Un important décalage dans la perception mutuelle entre la Chine et l’UE
Au début du XXIe siècle, l’UE considérait ses relations avec la Chine comme un partenariat stratégique global. En 2019, cette perception a évolué vers une position tripartite : partenaire de coopération, concurrent économique et rival systémique, pour ensuite adopter depuis 2023 une politique de « réduction des risques », notamment dans les domaines des matières premières critiques et des technologies sensibles telles que les semi-conducteurs, la biotechnologie, l’intelligence artificielle et la technologie quantique. De son côté, la Chine met en avant quatre grands partenariats : paix, croissance, réforme et civilisation, ainsi que trois forces majeures : deux grandes puissances favorisant la multipolarité, deux grands marchés soutenant la mondialisation, et deux grandes civilisations promouvant la diversité. Ces divergences dans les positions mutuelles se traduisent par des différences croissantes de perception sur les questions économiques et commerciales, éloignant les relations sino-européennes du partenariat de près de 50 ans fondé sur la mondialisation.
Redéfinir les relations économiques et commerciales sino-européennes pour l’avenir
Cette année marque le 50e anniversaire de l’établissement des relations diplomatiques entre la Chine et l’UE. Au cours de ces 50 années, les relations économiques et commerciales sino-européennes ont connu des progrès considérables, consolidant leur statut de partenaires économiques et commerciaux importants. Entre 1975 et 2024, le volume des échanges de biens entre la Chine et l’UE est passé de 2,4 milliards à 785,8 milliards de dollars, et les investissements bilatéraux ont atteint 260 milliards de dollars, avec un investissement direct chinois annuel moyen en UE d’environ 7,6 milliards de dollars ces cinq dernières années, équivalent au niveau d’investissement direct de l’UE en Chine.

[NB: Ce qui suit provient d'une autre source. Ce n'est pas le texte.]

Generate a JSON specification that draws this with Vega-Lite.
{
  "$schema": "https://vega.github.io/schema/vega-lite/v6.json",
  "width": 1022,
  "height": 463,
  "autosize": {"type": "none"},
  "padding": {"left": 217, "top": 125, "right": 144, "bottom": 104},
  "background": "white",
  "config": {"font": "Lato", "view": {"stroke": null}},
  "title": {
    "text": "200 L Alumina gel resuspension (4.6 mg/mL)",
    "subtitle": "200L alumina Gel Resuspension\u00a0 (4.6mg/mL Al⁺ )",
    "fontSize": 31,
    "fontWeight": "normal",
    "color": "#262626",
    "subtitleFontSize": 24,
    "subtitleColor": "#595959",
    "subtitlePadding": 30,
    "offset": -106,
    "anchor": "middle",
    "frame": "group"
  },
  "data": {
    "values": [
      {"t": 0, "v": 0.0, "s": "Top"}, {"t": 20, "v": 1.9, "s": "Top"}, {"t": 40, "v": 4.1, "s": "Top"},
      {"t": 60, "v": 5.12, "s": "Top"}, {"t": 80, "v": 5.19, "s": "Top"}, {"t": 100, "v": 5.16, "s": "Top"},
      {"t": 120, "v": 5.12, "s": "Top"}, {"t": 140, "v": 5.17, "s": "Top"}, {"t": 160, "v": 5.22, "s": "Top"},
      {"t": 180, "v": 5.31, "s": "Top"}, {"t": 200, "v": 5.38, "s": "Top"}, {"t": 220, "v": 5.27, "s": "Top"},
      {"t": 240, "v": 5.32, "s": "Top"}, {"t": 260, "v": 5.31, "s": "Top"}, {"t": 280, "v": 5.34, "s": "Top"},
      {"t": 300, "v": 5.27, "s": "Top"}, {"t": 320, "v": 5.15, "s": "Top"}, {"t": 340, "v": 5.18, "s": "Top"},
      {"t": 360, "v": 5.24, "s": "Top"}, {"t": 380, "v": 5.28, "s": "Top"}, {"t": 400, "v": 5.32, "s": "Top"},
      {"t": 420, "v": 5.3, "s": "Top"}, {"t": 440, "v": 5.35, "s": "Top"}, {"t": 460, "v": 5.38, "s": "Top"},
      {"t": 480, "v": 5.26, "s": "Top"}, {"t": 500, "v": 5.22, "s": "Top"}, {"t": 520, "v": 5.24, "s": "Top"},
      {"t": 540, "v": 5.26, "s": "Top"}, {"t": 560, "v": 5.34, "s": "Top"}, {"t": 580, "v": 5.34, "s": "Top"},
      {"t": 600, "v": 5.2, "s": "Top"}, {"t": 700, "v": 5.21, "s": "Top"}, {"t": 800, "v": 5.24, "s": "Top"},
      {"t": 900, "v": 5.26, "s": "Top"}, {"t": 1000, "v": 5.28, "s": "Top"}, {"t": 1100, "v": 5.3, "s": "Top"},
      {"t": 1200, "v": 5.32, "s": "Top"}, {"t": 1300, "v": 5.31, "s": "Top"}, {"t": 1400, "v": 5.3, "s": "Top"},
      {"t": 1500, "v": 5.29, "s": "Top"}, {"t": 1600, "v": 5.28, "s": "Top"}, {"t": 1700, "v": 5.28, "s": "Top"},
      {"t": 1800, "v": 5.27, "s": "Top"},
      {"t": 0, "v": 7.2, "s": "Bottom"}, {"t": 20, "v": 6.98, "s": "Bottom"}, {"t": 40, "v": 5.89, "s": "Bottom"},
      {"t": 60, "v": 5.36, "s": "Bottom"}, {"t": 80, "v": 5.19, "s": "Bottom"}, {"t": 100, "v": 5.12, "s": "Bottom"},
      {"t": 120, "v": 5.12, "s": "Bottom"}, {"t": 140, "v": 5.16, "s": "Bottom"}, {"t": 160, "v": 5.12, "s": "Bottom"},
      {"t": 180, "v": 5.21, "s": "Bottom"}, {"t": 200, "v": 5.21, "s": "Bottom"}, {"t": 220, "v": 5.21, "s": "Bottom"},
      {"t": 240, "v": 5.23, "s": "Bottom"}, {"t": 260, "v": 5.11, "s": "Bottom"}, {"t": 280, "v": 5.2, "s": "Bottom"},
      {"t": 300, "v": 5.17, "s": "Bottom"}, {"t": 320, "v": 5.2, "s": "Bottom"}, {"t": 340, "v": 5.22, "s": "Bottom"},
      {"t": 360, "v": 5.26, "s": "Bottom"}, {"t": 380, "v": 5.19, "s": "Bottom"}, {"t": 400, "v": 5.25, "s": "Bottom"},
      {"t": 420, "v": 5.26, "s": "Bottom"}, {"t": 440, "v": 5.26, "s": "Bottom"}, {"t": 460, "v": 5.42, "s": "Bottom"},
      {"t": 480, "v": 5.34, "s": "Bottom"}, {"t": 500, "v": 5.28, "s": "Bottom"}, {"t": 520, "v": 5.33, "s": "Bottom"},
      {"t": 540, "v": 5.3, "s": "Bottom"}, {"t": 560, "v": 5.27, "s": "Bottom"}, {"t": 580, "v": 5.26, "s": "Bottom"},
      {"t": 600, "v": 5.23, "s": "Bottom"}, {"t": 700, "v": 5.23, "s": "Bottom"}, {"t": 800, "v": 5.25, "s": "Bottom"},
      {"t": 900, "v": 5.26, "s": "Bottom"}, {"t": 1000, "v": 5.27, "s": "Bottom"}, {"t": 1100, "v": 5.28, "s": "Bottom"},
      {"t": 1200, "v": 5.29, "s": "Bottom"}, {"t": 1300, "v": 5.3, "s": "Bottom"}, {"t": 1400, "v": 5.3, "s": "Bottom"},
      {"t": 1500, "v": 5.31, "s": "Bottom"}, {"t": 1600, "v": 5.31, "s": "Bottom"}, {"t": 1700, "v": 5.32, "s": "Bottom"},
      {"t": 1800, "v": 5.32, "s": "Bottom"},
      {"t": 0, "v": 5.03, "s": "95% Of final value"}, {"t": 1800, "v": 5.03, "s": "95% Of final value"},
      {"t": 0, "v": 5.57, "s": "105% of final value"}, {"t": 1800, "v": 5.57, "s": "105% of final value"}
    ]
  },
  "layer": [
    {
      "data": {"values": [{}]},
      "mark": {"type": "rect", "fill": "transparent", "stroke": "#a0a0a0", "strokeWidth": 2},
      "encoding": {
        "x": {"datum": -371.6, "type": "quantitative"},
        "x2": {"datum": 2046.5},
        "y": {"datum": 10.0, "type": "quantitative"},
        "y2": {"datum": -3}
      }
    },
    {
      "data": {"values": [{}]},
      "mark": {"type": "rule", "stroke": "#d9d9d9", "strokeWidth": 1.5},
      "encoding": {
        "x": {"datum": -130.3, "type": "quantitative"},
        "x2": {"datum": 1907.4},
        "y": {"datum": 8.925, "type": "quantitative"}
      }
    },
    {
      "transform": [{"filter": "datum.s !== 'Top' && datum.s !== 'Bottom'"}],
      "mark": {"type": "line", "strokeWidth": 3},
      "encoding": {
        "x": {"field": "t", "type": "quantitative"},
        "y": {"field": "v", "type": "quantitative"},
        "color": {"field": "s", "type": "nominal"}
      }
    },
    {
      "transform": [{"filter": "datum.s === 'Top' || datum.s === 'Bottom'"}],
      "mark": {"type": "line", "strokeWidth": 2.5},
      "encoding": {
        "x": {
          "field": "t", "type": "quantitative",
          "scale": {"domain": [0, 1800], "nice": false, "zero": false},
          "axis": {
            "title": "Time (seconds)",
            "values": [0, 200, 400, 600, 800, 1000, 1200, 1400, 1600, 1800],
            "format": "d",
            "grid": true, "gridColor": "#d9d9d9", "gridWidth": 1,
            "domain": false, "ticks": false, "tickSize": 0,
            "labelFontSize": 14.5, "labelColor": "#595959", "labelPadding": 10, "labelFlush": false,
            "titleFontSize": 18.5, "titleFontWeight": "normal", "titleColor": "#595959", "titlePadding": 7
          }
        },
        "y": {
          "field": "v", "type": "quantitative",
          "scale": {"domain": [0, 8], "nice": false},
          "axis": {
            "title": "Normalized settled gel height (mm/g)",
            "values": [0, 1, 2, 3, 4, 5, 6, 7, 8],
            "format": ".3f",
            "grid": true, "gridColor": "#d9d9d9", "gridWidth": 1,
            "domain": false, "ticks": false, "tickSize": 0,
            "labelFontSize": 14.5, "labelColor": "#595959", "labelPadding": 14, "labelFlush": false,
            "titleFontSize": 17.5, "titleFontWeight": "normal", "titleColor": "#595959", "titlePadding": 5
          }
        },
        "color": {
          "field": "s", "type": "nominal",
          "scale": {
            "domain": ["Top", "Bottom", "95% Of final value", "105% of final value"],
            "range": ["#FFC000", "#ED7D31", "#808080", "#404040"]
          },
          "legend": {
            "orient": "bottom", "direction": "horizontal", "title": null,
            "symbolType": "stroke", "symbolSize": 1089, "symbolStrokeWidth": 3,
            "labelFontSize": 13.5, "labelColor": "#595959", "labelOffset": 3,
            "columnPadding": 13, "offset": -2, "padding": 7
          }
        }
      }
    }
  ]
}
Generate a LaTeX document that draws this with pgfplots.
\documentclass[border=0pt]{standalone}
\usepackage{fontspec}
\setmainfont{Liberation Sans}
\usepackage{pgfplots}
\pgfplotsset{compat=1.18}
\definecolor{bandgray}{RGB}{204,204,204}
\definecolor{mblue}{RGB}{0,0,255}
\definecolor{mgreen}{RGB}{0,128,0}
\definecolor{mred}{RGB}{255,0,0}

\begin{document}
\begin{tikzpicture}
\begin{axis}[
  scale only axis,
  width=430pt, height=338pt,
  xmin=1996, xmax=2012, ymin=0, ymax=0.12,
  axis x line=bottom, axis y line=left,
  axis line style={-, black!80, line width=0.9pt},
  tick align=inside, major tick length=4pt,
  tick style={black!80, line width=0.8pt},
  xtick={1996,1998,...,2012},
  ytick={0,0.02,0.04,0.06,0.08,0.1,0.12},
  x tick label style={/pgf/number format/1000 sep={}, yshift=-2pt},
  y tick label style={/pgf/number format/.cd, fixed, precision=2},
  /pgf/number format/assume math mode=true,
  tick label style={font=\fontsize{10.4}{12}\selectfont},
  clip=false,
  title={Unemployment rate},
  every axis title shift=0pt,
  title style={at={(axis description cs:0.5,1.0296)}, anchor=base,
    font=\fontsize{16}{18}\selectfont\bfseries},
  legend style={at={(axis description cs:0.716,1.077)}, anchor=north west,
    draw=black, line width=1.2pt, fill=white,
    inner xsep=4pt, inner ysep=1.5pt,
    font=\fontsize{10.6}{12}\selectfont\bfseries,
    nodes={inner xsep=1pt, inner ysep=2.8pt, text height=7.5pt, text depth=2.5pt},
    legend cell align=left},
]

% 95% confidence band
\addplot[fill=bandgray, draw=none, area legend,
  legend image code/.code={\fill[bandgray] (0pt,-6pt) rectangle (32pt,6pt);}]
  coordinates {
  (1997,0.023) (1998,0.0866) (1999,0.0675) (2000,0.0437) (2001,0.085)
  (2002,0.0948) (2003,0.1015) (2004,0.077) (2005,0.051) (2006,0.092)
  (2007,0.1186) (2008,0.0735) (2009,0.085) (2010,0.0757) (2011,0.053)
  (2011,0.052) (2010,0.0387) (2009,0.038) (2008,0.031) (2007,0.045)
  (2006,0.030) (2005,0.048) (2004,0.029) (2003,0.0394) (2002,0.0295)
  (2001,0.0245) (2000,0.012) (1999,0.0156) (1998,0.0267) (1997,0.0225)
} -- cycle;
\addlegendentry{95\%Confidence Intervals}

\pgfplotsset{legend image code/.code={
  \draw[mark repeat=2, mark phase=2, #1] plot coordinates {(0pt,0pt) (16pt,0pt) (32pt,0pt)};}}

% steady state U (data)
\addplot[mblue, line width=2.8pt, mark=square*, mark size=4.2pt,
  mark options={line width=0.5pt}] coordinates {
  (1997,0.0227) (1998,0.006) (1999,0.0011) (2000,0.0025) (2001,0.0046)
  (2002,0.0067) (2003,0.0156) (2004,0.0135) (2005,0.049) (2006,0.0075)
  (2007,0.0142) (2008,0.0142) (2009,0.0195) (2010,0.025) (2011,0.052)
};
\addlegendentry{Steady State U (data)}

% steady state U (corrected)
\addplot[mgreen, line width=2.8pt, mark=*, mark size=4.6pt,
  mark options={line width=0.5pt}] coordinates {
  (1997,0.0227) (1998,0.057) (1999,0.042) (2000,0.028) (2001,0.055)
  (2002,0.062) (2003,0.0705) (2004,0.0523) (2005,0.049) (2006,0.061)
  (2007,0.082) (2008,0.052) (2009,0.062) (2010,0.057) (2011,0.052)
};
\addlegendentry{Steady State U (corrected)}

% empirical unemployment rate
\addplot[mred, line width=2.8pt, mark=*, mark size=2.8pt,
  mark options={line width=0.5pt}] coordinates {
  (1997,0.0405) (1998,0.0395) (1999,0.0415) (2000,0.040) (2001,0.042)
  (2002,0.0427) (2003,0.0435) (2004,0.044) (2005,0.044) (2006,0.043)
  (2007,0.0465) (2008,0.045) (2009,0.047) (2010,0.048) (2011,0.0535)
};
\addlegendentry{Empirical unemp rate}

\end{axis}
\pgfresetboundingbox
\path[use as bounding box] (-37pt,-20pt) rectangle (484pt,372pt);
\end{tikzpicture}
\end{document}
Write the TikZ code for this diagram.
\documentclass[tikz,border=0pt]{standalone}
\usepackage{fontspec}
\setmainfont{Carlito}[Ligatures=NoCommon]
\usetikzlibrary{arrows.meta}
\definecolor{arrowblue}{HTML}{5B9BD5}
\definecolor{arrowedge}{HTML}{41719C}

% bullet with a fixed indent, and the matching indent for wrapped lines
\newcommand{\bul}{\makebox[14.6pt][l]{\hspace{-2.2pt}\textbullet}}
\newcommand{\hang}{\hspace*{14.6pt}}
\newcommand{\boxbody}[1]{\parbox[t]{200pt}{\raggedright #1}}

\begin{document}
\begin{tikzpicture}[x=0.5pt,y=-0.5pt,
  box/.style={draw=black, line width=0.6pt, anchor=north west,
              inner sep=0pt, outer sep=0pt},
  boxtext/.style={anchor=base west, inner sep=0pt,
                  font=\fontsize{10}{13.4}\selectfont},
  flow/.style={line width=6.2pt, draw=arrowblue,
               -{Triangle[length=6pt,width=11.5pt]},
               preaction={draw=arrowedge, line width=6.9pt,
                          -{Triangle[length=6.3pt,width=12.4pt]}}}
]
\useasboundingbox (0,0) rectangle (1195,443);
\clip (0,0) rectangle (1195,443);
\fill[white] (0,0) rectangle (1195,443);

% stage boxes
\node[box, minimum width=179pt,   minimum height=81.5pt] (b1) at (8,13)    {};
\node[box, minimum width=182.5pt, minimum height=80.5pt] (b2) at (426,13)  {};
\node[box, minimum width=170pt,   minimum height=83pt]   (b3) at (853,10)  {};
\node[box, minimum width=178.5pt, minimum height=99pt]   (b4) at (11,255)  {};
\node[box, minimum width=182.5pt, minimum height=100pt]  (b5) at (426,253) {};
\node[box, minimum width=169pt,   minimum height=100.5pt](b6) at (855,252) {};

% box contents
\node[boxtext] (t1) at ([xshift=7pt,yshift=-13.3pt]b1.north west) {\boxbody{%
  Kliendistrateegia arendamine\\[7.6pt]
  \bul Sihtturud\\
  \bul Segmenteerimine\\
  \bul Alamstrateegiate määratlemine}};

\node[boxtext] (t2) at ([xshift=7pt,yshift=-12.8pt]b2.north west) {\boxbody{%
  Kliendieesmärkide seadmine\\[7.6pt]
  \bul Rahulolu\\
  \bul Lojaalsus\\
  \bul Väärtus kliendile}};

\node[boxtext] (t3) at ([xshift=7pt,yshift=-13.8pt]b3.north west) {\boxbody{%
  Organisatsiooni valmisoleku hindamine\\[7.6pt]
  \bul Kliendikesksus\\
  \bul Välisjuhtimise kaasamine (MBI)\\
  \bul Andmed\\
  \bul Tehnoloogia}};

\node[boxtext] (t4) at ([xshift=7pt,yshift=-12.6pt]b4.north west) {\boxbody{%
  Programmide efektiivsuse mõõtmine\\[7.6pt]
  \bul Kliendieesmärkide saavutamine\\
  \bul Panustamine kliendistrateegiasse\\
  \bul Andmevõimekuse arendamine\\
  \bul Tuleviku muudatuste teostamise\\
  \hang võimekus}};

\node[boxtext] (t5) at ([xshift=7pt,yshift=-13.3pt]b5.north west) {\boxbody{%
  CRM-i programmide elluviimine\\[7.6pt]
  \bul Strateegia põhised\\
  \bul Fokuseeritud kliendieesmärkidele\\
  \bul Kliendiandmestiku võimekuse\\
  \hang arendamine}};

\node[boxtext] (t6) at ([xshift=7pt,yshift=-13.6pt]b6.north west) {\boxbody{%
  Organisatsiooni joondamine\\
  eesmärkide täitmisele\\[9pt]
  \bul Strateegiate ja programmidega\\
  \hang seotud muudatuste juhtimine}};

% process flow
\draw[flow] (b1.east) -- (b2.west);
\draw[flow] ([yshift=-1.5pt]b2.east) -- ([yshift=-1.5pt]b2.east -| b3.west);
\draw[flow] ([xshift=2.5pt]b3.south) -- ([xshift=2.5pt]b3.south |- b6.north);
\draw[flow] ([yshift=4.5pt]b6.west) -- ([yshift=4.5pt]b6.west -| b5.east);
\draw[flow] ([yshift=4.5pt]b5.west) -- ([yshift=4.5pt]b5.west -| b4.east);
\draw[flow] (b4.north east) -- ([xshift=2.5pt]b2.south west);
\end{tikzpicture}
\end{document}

Pour l’avenir, les perspectives restent prometteuses à condition que les deux parties avancent ensemble sur trois axes :
- Renforcer la position de partenariat
La Chine, l’UE et ses États membres doivent renforcer la communication stratégique et le partenariat à tous les niveaux afin de combler les divergences dans leurs relations. Encourager et soutenir les échanges bilatéraux entre think tanks, entreprises, sociétés civiles et médias pour bâtir une confiance mutuelle. Réduire les effets négatifs de la politique de « réduction des risques » de l’UE à l’égard de la Chine sur leurs relations économiques et commerciales. - Renforcer la coordination multilatérale
La Chine et l’Europe sont à la fois bénéficiaires et défenseurs solides de la mondialisation économique et de la libéralisation commerciale. Elles doivent ensemble défendre un système commercial multilatéral centré sur l’OMC, accélérer sa réforme, relever les défis globaux comme le changement climatique, et promouvoir une mondialisation économique inclusive, plutôt que de coopérer uniquement avec des pays partageant les mêmes vues. - Explorer de nouveaux modèles de coopération verte
La Chine et l’Europe doivent encourager une coopération localisée en commerce et investissement, promouvoir l’intégration des entreprises dans les chaînes de production et d’approvisionnement respectives, ouvrir les marchés et créer un environnement commercial équitable. Elles doivent permettre aux entreprises d’approfondir leur présence mutuelle, participer à parts égales aux marchés d’approvisionnement et opérations, et encourager la collaboration dans la recherche technologique, la formation des talents, la logistique et la résilience des chaînes d’approvisionnement.